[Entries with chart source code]
◆ ◆ ◆ ◆
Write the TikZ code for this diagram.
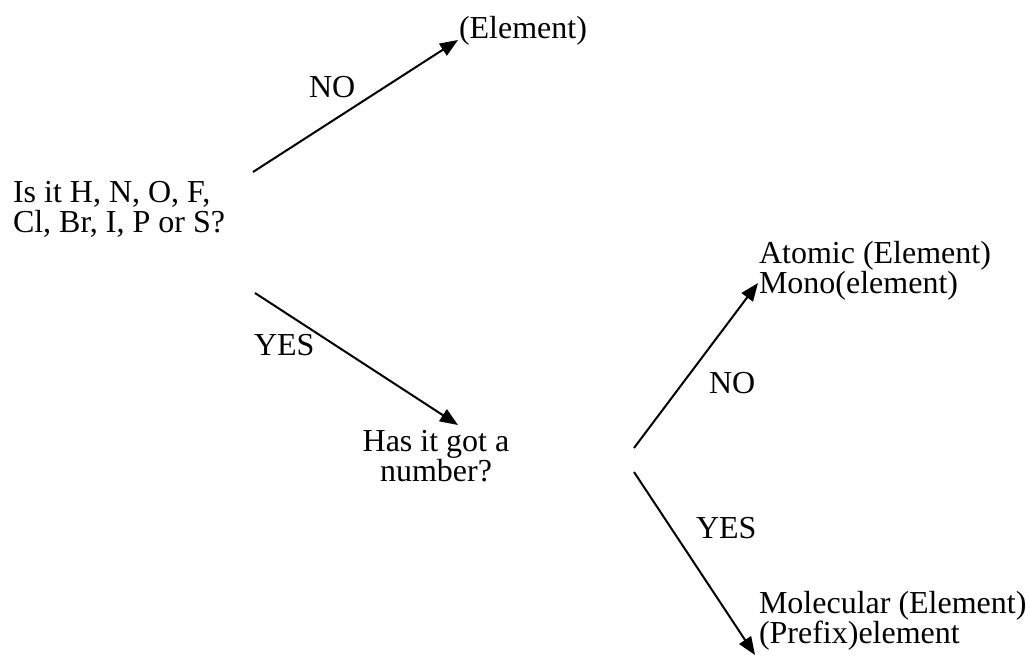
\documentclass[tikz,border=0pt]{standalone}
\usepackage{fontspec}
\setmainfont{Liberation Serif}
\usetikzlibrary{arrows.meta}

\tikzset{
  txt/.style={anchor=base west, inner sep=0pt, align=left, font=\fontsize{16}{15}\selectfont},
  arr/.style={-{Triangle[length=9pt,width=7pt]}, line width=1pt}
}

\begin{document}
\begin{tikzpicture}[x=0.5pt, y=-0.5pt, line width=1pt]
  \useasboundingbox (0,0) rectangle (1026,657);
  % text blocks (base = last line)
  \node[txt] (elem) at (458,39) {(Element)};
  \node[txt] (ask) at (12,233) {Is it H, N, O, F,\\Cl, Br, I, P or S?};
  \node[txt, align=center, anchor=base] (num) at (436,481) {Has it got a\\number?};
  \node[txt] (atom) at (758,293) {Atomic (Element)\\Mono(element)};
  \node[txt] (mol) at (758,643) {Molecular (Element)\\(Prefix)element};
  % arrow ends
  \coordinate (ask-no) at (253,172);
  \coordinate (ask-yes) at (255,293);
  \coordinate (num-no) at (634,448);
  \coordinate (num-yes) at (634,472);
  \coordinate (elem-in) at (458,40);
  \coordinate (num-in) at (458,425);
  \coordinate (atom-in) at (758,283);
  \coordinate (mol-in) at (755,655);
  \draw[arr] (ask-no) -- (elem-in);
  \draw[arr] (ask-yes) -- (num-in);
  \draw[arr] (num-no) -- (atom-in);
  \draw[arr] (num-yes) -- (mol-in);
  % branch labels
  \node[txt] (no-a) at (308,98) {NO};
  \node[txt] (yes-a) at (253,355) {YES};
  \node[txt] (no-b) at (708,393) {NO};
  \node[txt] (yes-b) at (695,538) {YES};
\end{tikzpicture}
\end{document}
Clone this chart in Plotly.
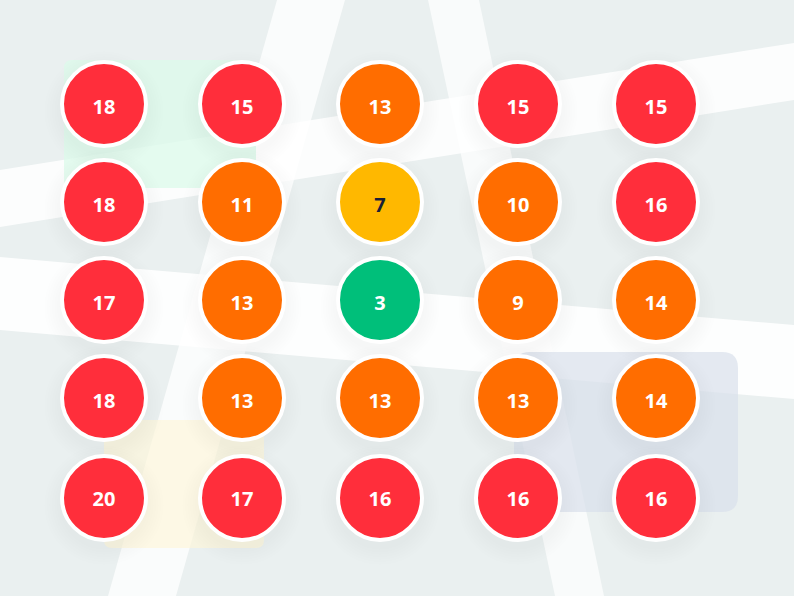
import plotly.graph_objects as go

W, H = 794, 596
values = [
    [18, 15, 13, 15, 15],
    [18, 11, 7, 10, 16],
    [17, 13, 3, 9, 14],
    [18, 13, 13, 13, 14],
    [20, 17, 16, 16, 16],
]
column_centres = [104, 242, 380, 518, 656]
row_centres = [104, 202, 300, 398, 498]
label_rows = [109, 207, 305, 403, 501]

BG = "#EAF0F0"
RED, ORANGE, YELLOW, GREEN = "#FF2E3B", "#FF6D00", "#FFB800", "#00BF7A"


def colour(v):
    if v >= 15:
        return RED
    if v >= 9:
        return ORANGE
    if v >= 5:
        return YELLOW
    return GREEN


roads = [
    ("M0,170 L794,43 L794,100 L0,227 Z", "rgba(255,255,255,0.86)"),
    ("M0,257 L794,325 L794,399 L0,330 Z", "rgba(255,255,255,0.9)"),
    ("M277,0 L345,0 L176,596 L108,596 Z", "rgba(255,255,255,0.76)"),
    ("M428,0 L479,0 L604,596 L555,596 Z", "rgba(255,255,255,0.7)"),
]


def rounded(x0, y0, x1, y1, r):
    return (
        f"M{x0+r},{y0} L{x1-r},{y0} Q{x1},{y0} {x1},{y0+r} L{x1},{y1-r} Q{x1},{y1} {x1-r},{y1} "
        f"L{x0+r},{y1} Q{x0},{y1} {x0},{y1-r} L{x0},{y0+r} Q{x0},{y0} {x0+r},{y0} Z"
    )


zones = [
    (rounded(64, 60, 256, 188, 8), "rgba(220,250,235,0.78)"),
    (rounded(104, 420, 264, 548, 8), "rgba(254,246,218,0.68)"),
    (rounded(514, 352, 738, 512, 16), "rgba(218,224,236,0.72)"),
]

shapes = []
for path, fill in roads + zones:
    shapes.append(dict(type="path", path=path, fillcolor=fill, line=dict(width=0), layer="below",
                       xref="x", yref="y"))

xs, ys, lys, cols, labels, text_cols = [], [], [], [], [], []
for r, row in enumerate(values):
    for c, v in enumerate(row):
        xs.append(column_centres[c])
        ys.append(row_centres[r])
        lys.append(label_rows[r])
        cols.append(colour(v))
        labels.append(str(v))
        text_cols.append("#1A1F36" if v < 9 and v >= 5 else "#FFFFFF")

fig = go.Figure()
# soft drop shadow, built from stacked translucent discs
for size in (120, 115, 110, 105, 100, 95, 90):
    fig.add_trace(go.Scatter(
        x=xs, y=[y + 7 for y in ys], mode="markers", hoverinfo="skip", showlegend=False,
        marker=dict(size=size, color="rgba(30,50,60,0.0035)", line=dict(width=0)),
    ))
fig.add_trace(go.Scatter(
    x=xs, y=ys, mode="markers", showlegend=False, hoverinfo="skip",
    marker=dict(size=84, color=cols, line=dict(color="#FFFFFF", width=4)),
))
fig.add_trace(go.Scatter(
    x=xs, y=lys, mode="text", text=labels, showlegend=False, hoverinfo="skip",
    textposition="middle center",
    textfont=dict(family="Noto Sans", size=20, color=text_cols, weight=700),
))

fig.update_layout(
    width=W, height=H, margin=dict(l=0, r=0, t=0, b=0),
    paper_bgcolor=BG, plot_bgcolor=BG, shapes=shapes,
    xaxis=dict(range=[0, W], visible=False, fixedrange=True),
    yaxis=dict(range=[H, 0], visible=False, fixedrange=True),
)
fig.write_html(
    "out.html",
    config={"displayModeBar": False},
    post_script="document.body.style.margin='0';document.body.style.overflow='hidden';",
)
◆ ◆ ◆ ◆
§ **Written exercise**
Send back the data above word for word, with the pictures left out.

§ **Response to the task**
Write the TikZ code for this diagram.
\documentclass[tikz,border=0pt]{standalone}
\usepackage{fontspec}
\setmainfont{Liberation Serif}
\usetikzlibrary{arrows.meta}

\tikzset{
  txt/.style={anchor=base west, inner sep=0pt, align=left, font=\fontsize{16}{15}\selectfont},
  arr/.style={-{Triangle[length=9pt,width=7pt]}, line width=1pt}
}

\begin{document}
\begin{tikzpicture}[x=0.5pt, y=-0.5pt, line width=1pt]
  \useasboundingbox (0,0) rectangle (1026,657);
  % text blocks (base = last line)
  \node[txt] (elem) at (458,39) {(Element)};
  \node[txt] (ask) at (12,233) {Is it H, N, O, F,\\Cl, Br, I, P or S?};
  \node[txt, align=center, anchor=base] (num) at (436,481) {Has it got a\\number?};
  \node[txt] (atom) at (758,293) {Atomic (Element)\\Mono(element)};
  \node[txt] (mol) at (758,643) {Molecular (Element)\\(Prefix)element};
  % arrow ends
  \coordinate (ask-no) at (253,172);
  \coordinate (ask-yes) at (255,293);
  \coordinate (num-no) at (634,448);
  \coordinate (num-yes) at (634,472);
  \coordinate (elem-in) at (458,40);
  \coordinate (num-in) at (458,425);
  \coordinate (atom-in) at (758,283);
  \coordinate (mol-in) at (755,655);
  \draw[arr] (ask-no) -- (elem-in);
  \draw[arr] (ask-yes) -- (num-in);
  \draw[arr] (num-no) -- (atom-in);
  \draw[arr] (num-yes) -- (mol-in);
  % branch labels
  \node[txt] (no-a) at (308,98) {NO};
  \node[txt] (yes-a) at (253,355) {YES};
  \node[txt] (no-b) at (708,393) {NO};
  \node[txt] (yes-b) at (695,538) {YES};
\end{tikzpicture}
\end{document}
Clone this chart in Plotly.
import plotly.graph_objects as go

W, H = 794, 596
values = [
    [18, 15, 13, 15, 15],
    [18, 11, 7, 10, 16],
    [17, 13, 3, 9, 14],
    [18, 13, 13, 13, 14],
    [20, 17, 16, 16, 16],
]
column_centres = [104, 242, 380, 518, 656]
row_centres = [104, 202, 300, 398, 498]
label_rows = [109, 207, 305, 403, 501]

BG = "#EAF0F0"
RED, ORANGE, YELLOW, GREEN = "#FF2E3B", "#FF6D00", "#FFB800", "#00BF7A"


def colour(v):
    if v >= 15:
        return RED
    if v >= 9:
        return ORANGE
    if v >= 5:
        return YELLOW
    return GREEN


roads = [
    ("M0,170 L794,43 L794,100 L0,227 Z", "rgba(255,255,255,0.86)"),
    ("M0,257 L794,325 L794,399 L0,330 Z", "rgba(255,255,255,0.9)"),
    ("M277,0 L345,0 L176,596 L108,596 Z", "rgba(255,255,255,0.76)"),
    ("M428,0 L479,0 L604,596 L555,596 Z", "rgba(255,255,255,0.7)"),
]


def rounded(x0, y0, x1, y1, r):
    return (
        f"M{x0+r},{y0} L{x1-r},{y0} Q{x1},{y0} {x1},{y0+r} L{x1},{y1-r} Q{x1},{y1} {x1-r},{y1} "
        f"L{x0+r},{y1} Q{x0},{y1} {x0},{y1-r} L{x0},{y0+r} Q{x0},{y0} {x0+r},{y0} Z"
    )


zones = [
    (rounded(64, 60, 256, 188, 8), "rgba(220,250,235,0.78)"),
    (rounded(104, 420, 264, 548, 8), "rgba(254,246,218,0.68)"),
    (rounded(514, 352, 738, 512, 16), "rgba(218,224,236,0.72)"),
]

shapes = []
for path, fill in roads + zones:
    shapes.append(dict(type="path", path=path, fillcolor=fill, line=dict(width=0), layer="below",
                       xref="x", yref="y"))

xs, ys, lys, cols, labels, text_cols = [], [], [], [], [], []
for r, row in enumerate(values):
    for c, v in enumerate(row):
        xs.append(column_centres[c])
        ys.append(row_centres[r])
        lys.append(label_rows[r])
        cols.append(colour(v))
        labels.append(str(v))
        text_cols.append("#1A1F36" if v < 9 and v >= 5 else "#FFFFFF")

fig = go.Figure()
# soft drop shadow, built from stacked translucent discs
for size in (120, 115, 110, 105, 100, 95, 90):
    fig.add_trace(go.Scatter(
        x=xs, y=[y + 7 for y in ys], mode="markers", hoverinfo="skip", showlegend=False,
        marker=dict(size=size, color="rgba(30,50,60,0.0035)", line=dict(width=0)),
    ))
fig.add_trace(go.Scatter(
    x=xs, y=ys, mode="markers", showlegend=False, hoverinfo="skip",
    marker=dict(size=84, color=cols, line=dict(color="#FFFFFF", width=4)),
))
fig.add_trace(go.Scatter(
    x=xs, y=lys, mode="text", text=labels, showlegend=False, hoverinfo="skip",
    textposition="middle center",
    textfont=dict(family="Noto Sans", size=20, color=text_cols, weight=700),
))

fig.update_layout(
    width=W, height=H, margin=dict(l=0, r=0, t=0, b=0),
    paper_bgcolor=BG, plot_bgcolor=BG, shapes=shapes,
    xaxis=dict(range=[0, W], visible=False, fixedrange=True),
    yaxis=dict(range=[H, 0], visible=False, fixedrange=True),
)
fig.write_html(
    "out.html",
    config={"displayModeBar": False},
    post_script="document.body.style.margin='0';document.body.style.overflow='hidden';",
)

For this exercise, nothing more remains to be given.